Joshua Minsoo Kim, Toneglow, May 7th, 2018
It might also be that the group is called Chantier, and four just denominating the next work. The first was a CD for Another Timbre, two a French text and three a video. I had not heard of the group before, but the various members I do know. There is Eric La Casa on microphones and Pascal Batus on found objects, both present in these pages, one more than the other and Bertrand Gauget on alto saxophone also but that was all quite some time. His work is to be found in the world of improvisation. Here the trio heads out to an unlikely surrounding to record their work, the building site of the Philharmonie in Paris, along with the workers constructing they played their music and I assume with La Casa walking around with his microphones to capture various angles of this playing, of both his fellow musicians as well as the sounds from the builders. The three pieces on this release composed afterwards from the recordings they made, and it’s at that not some kind of documentation but rather an interpretation of the experience later on. These sixty-four minutes are quite a captivating listening experience; there is an excellent mixture of making sound on objects and instruments along with that capture in the space. The saxophone can be recognized, on some occasions, but sometimes not at all and it becomes another one of the objects that Battus plays or in fact the builders add in the far distance.
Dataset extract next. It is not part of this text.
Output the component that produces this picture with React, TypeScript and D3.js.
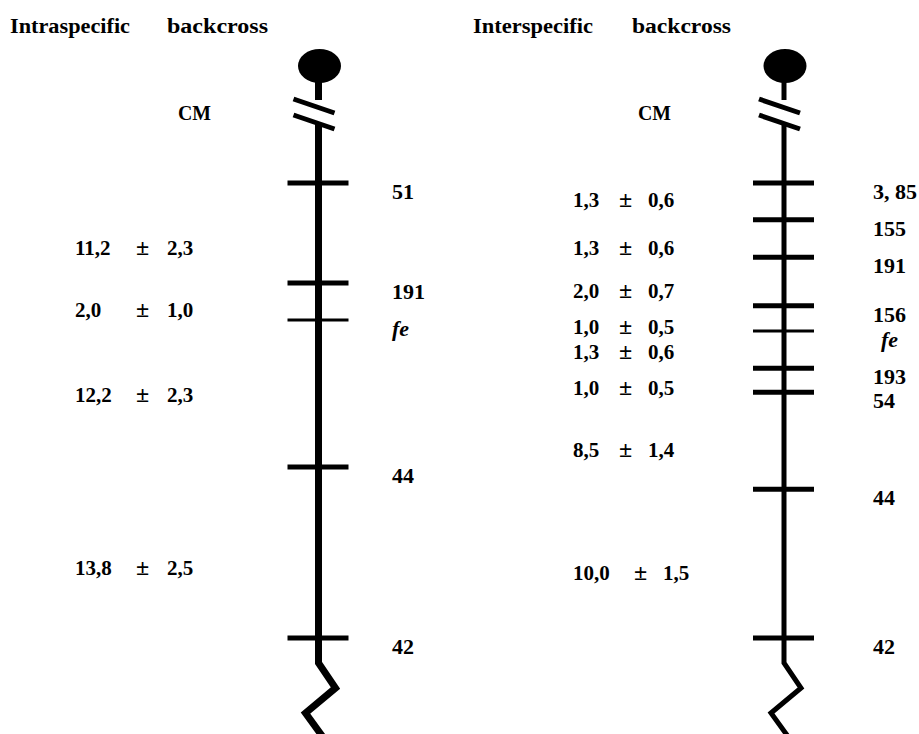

Most of the time the sound is cavernous, wide open in this to be filled space, a temple of music, and on a very few instances very close by, in what seems like a finished small office. Perhaps that contradiction could have been done more, I think, wide open versus closed spaces. This is, besides captivating, something that is beyond description; is it musique concrete, sound art, improvisation, field recording or composition?
Most likely, I would say, it is a bit of all of this. Played freely on the location, using some interesting spots on the site to record from and thus documenting the temporary site that is always changing, but using these recordings to compose something that never existed in the first place, a virtual building site with a lot of sound. This is a great release.